TheMerkle ShieldFS Ransomware

In the cryptocurrency world, it would appear most of the discussions pertaining to ransomware have quieted down. Not because the industry is no longer lucrative, but simply because such attacks have seemingly become so common it isn’t necessarily newsworthy anymore. However, the average Bitcoin payment associated with ransomware attacks has risen significantly.

Ransomware Still Makes the Big Bucks

Over the past few years, there have been numerous news stories involving malware and ransomware. Criminals have fully embraced this new business model to make a lot of money. Despite the best attempts by security researchers to ensure such attacks cannot be profitable, it seems the ransomware industry is still firing on all cylinders. In fact, the longer it remains a business, the higher the overall profitability seems to become.
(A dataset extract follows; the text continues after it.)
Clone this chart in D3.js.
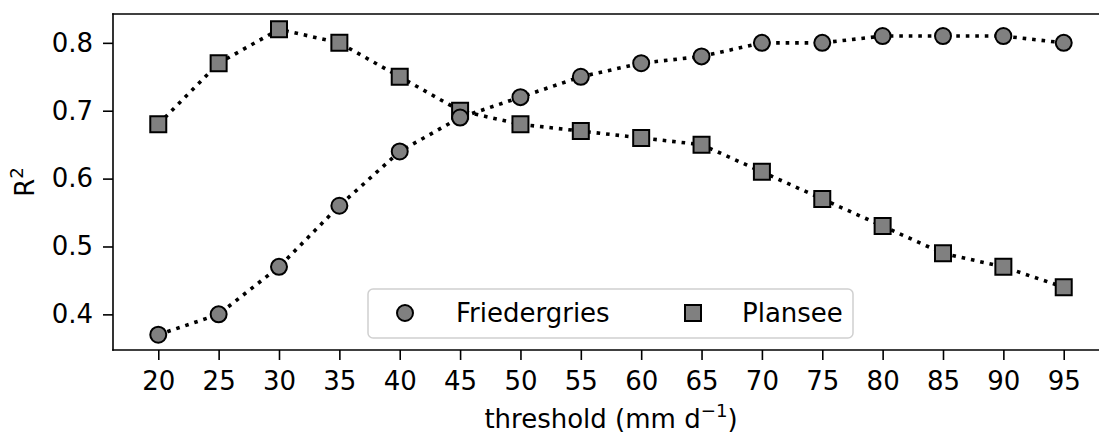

According to a new report shared by Coveware, it has become apparent criminals still make plenty of money when using ransomware types. More specifically, the average payment requested has increased by nearly 100% in the past few months alone. Although this could indicate the attacks are shifting from consumers to corporations and governments first and foremost, it is not a positive development by any means. Higher returns will attract more criminals exploring the ransomware business, as everyone wants to make some quick money on the side.

In the report, the average payment – in Bitcoin – is $12,762 for Q1 of 2019. This is significantly higher compared to the figures attributed to Q4 of 2018. At that time, the average Bitcoin payment was listed as $6,733, which is still a very steep amount. Especially when considering how the Bitcoin price has decreased significantly in recent months, these amounts are exuberant, to say the very least.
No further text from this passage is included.